By Austin Considine
New York Times
June 15, 2012
WHEN Really Big Coloring Books published a 32-page children’s book about the Tea Party in 2010, the book received a lot of unwanted attention. The Los Angeles Times called it “kiddie propaganda art;” its author and publisher, Wayne Bell, said he received death threats.
“There was even a group of guys in New York that wrote a manifesto of how they were going to come down here and put me in chloroform headlock and throw me in the back of an ice cream truck,” Mr. Bell said.
But publishing houses like Mr. Bell’s have discovered that selling political literature to children is also good business. The Tea Party coloring book sold well, generating more than $100,000, at $3.59 each, in the first thirty days, Mr. Bell said. That may explain why, despite the threats, the St. Louis company released a sequel a few weeks ago, Tea Party II, Why America Loves You! The Social-Activist Coloring Book for Kids.
Political coloring books aren’t new, nor are they limited to one side of the ideological spectrum, said Fran Walfish, a Los Angeles-based clinical psychotherapist who specializes in children and families. In the 1990s, she said, there were coloring books about changing families, addressing themes like gay parenting.
Recent years have seen a resurgence. PM Press, based in Oakland, Calif., has published coloring books like the feminist-themed Girls Are Not Chicks, and Sometimes the Spoon Runs Away With Another Spoon, which challenges gender norms. Ramsey Kanaan, the publisher, said the books teach young readers “diversity or tolerance or creative thinking.”
Like Mitt Romney bobbleheads and Hillary Clinton nutcrackers, most political coloring books are aimed at adults, like The Bush Years: Celebrating the Beginning and End of an Error, or the overtly sexist The Official Geraldine Ferraro Coloring Book: V.P. or K.P.? from the 1980s.
But the Tea Party II book is very much geared for younger minds. “Don’t be intimidated by political correctness!” one caption reads, and there are color-in drawings of conservative figures like Glenn Beck, Michele Bachmann and Herman Cain.
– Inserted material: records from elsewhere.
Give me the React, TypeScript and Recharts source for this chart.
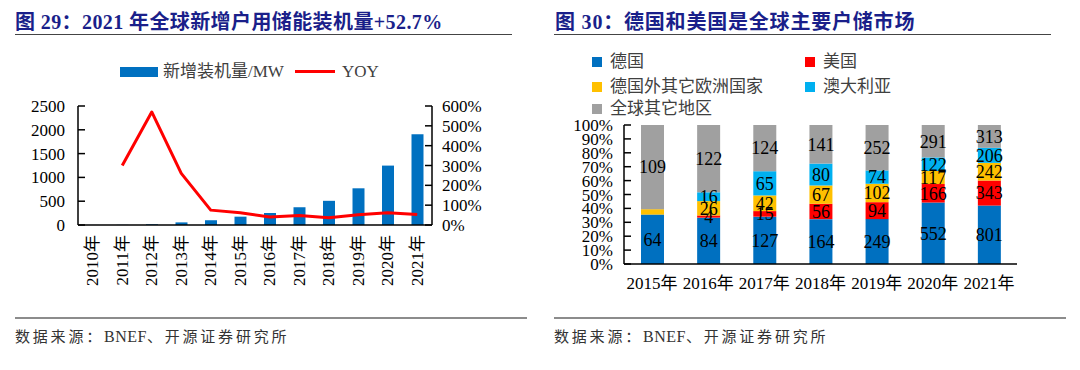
import React from 'react';
import { ComposedChart, BarChart, Bar, Line, XAxis, YAxis, LabelList } from 'recharts';

const FONT = "'Liberation Serif', 'Times New Roman', 'Noto Sans CJK SC', serif";
const TITLE_COLOR = '#1a1f8a';

// ---- Chart 29 data ----
const years = ['2010年', '2011年', '2012年', '2013年', '2014年', '2015年', '2016年', '2017年', '2018年', '2019年', '2020年', '2021年'];
const newCapacity = [1, 3, 15, 55, 100, 175, 252, 373, 508, 771, 1248, 1905];
const yoy = [null, 3.0, 5.7, 2.6, 0.75, 0.62, 0.40, 0.48, 0.36, 0.52, 0.62, 0.527];
const capacityTicks = [0, 500, 1000, 1500, 2000, 2500];
const yoyTicks = [0, 1, 2, 3, 4, 5, 6];

// ---- Chart 30 data ----
const marketYears = ['2015年', '2016年', '2017年', '2018年', '2019年', '2020年', '2021年'];
const germany = [64, 84, 127, 164, 249, 552, 801];
const usa = [0, 4, 15, 56, 94, 166, 343];
const otherEurope = [7, 26, 42, 67, 102, 117, 242];
const australia = [0, 16, 65, 80, 74, 122, 206];
const restOfWorld = [109, 122, 124, 141, 252, 291, 313];
const usaLabels = ['', '4', '15', '56', '94', '166', '343'];
const otherEuropeLabels = ['', '26', '42', '67', '102', '117', '242'];
const australiaLabels = ['', '16', '65', '80', '74', '122', '206'];
const pctTicks = [0, 0.1, 0.2, 0.3, 0.4, 0.5, 0.6, 0.7, 0.8, 0.9, 1];

const seriesNames = {
  de: '德国',
  us: '美国',
  eu: '德国外其它欧洲国家',
  au: '澳大利亚',
  rest: '全球其它地区',
};
const colors = {
  de: '#0070c0',
  us: '#ff0000',
  eu: '#ffc000',
  au: '#00b0f0',
  rest: '#a0a0a0',
};

const chart29Data = years.map((y, i) => ({ year: y, cap: newCapacity[i], yoy: yoy[i] }));
const chart29Bounds = years.map((_, i) => i + 1);

const chart30Data = marketYears.map((y, i) => ({
  year: y,
  de: germany[i],
  us: usa[i],
  eu: otherEurope[i],
  au: australia[i],
  rest: restOfWorld[i],
  usLabel: usaLabels[i],
  euLabel: otherEuropeLabels[i],
  auLabel: australiaLabels[i],
}));
const chart30Bounds = marketYears.map((_, i) => i + 1);

const RotatedTick = (props: any) => {
  const { x, y, payload } = props;
  return (
    <text
      x={0}
      y={0}
      transform={`translate(${x},${y}) rotate(-90)`}
      textAnchor="end"
      dominantBaseline="central"
      fontSize={17}
      fill="#000"
      fontFamily={FONT}
    >
      {payload.value}
    </text>
  );
};

const axisStyle = { stroke: '#000', strokeWidth: 1.5 };
const tickLineStyle = { stroke: '#000', strokeWidth: 1.5 };
const tickText = { fontSize: 17, fill: '#000', fontFamily: FONT };
const labelStyle = { fontSize: 18, fill: '#000', fontFamily: FONT };

const Chart29 = () => (
  <ComposedChart
    width={540}
    height={300}
    data={chart29Data}
    margin={{ top: 106, right: 48, bottom: 15, left: 18 }}
    style={{ position: 'absolute', left: 0, top: 0 }}
  >
    <XAxis
      xAxisId="bounds"
      type="number"
      domain={[0, years.length]}
      ticks={chart29Bounds}
      axisLine={false}
      tick={false}
      tickLine={tickLineStyle}
      tickSize={-7}
      height={0}
    />
    <XAxis
      dataKey="year"
      xAxisId="cat"
      axisLine={axisStyle}
      tickLine={false}
      tickSize={0}
      tickMargin={10}
      interval={0}
      height={60}
      tick={<RotatedTick />}
    />
    <YAxis
      yAxisId="left"
      domain={[0, 2500]}
      ticks={capacityTicks}
      axisLine={axisStyle}
      tickLine={tickLineStyle}
      tickSize={-7}
      tickMargin={20}
      width={60}
      tick={tickText}
      interval={0}
    />
    <YAxis
      yAxisId="right"
      orientation="right"
      domain={[0, 6]}
      ticks={yoyTicks}
      axisLine={axisStyle}
      tickLine={tickLineStyle}
      tickSize={-7}
      tickMargin={17}
      width={60}
      tick={tickText}
      interval={0}
      tickFormatter={(v: number) => `${Math.round(v * 100)}%`}
    />
    <Bar dataKey="cap" xAxisId="cat" yAxisId="left" fill="#0070c0" barSize={12} isAnimationActive={false} />
    <Line
      dataKey="yoy"
      xAxisId="cat"
      yAxisId="right"
      type="linear"
      stroke="#ff0000"
      strokeWidth={3}
      strokeLinejoin="round"
      dot={false}
      activeDot={false}
      isAnimationActive={false}
    />
  </ComposedChart>
);

const Chart30 = () => (
  <BarChart
    width={540}
    height={300}
    data={chart30Data}
    stackOffset="expand"
    margin={{ top: 125, right: 63, bottom: 6, left: 14 }}
    style={{ position: 'absolute', left: 540, top: 0 }}
  >
    <XAxis
      xAxisId="bounds"
      type="number"
      domain={[0, marketYears.length]}
      ticks={chart30Bounds}
      axisLine={false}
      tick={false}
      tickLine={tickLineStyle}
      tickSize={-7}
      height={0}
    />
    <XAxis
      dataKey="year"
      xAxisId="cat"
      axisLine={axisStyle}
      tickLine={false}
      tickSize={0}
      tickMargin={13}
      interval={0}
      height={30}
      tick={tickText}
    />
    <YAxis
      domain={[0, 1]}
      ticks={pctTicks}
      axisLine={axisStyle}
      tickLine={tickLineStyle}
      tickSize={-7}
      tickMargin={18}
      width={70}
      tick={tickText}
      interval={0}
      tickFormatter={(v: number) => `${Math.round(v * 100)}%`}
    />
    <Bar dataKey="de" xAxisId="cat" stackId="a" fill={colors.de} barSize={23} isAnimationActive={false}>
      <LabelList dataKey="de" position="center" style={labelStyle} />
    </Bar>
    <Bar dataKey="us" xAxisId="cat" stackId="a" fill={colors.us} barSize={23} isAnimationActive={false}>
      <LabelList dataKey="usLabel" position="center" style={labelStyle} />
    </Bar>
    <Bar dataKey="eu" xAxisId="cat" stackId="a" fill={colors.eu} barSize={23} isAnimationActive={false}>
      <LabelList dataKey="euLabel" position="center" style={labelStyle} />
    </Bar>
    <Bar dataKey="au" xAxisId="cat" stackId="a" fill={colors.au} barSize={23} isAnimationActive={false}>
      <LabelList dataKey="auLabel" position="center" style={labelStyle} />
    </Bar>
    <Bar dataKey="rest" xAxisId="cat" stackId="a" fill={colors.rest} barSize={23} isAnimationActive={false}>
      <LabelList dataKey="rest" position="center" style={labelStyle} />
    </Bar>
  </BarChart>
);

const abs = (s: React.CSSProperties): React.CSSProperties => ({ position: 'absolute', whiteSpace: 'nowrap', ...s });

const LegendSquare = ({ left, top, color, text }: { left: number; top: number; color: string; text: string }) => (
  <>
    <div style={abs({ left, top: top - 5, width: 10, height: 10, background: color })} />
    <div style={abs({ left: left + 18, top: top - 12, height: 24, lineHeight: '24px', fontSize: 17, color: '#404040' })}>{text}</div>
  </>
);

const Source = ({ left }: { left: number }) => (
  <div style={abs({ left, top: 326, lineHeight: '22px', fontSize: 15, color: '#333' })}>
    <span style={{ letterSpacing: 2.8 }}>数据来源：</span>
    <span style={{ letterSpacing: 0.5, fontSize: 16 }}>BNEF</span>
    <span style={{ letterSpacing: 2.8 }}>、开源证券研究所</span>
  </div>
);

export default function App() {
  return (
    <div
      style={{
        position: 'fixed',
        left: 0,
        top: 0,
        width: 1080,
        height: 370,
        background: '#fff',
        fontFamily: FONT,
        overflow: 'hidden',
      }}
    >
      {/* titles */}
      <div style={abs({ left: 15, top: 8, lineHeight: '28px', fontSize: 20, letterSpacing: 0.4, fontWeight: 'bold', color: TITLE_COLOR })}>
        图 29：2021 年全球新增户用储能装机量+52.7%
      </div>
      <div style={abs({ left: 15, top: 34, width: 497, height: 1, background: '#444' })} />
      <div style={abs({ left: 555, top: 8, lineHeight: '28px', fontSize: 20, letterSpacing: 0.8, fontWeight: 'bold', color: TITLE_COLOR })}>
        图 30：德国和美国是全球主要户储市场
      </div>
      <div style={abs({ left: 554, top: 34, width: 497, height: 1, background: '#444' })} />

      {/* chart 29 legend */}
      <div style={abs({ left: 120, top: 67, width: 38, height: 10, background: '#0070c0' })} />
      <div style={abs({ left: 163, top: 60, lineHeight: '24px', fontSize: 17, color: '#404040' })}>新增装机量/MW</div>
      <div style={abs({ left: 295, top: 70, width: 40, height: 3, background: '#ff0000' })} />
      <div style={abs({ left: 342, top: 60, lineHeight: '24px', fontSize: 17, color: '#404040' })}>YOY</div>

      {/* chart 30 legend */}
      <LegendSquare left={592} top={62} color={colors.de} text={seriesNames.de} />
      <LegendSquare left={805} top={62} color={colors.us} text={seriesNames.us} />
      <LegendSquare left={592} top={87} color={colors.eu} text={seriesNames.eu} />
      <LegendSquare left={805} top={87} color={colors.au} text={seriesNames.au} />
      <LegendSquare left={592} top={109} color={colors.rest} text={seriesNames.rest} />

      <Chart29 />
      <Chart30 />

      {/* footers */}
      <div style={abs({ left: 15, top: 317, width: 512, height: 2, background: '#8c8c8c' })} />
      <Source left={15} />
      <div style={abs({ left: 554, top: 317, width: 512, height: 2, background: '#8c8c8c' })} />
      <Source left={554} />
    </div>
  );
}
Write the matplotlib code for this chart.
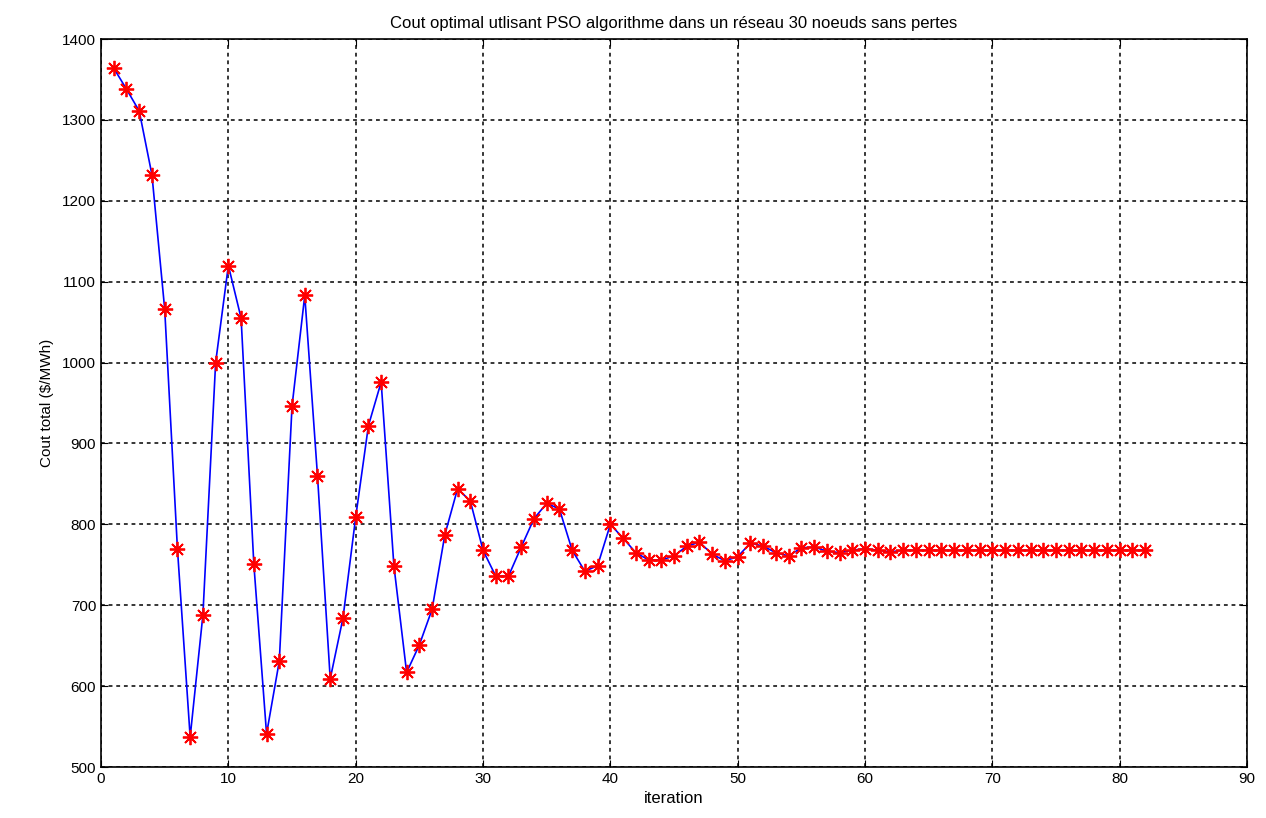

The caption under drawings of the House minority leader Nancy Pelosi and the Senate majority leader Harry Reid reads: “These people need to improve their behavior and get better at what they do or resign.”
Mr. Bell says he’s no activist. He has also published pro-Democrat books like President Obama, a Coloring & Activity Book: Yes We Did and nonpartisan volumes like We Shall Never Forget 9/11: The Kids’ Book of Freedom. The goal of the company, he said, “is simply to make money.”
But Dr. Walfish says that children are particularly susceptible to activist messages disguised as fun drawings. Coloring books like Tea Party II, she said, could “raise a young child’s anxiety rather than provide a healthy realm for exploration.”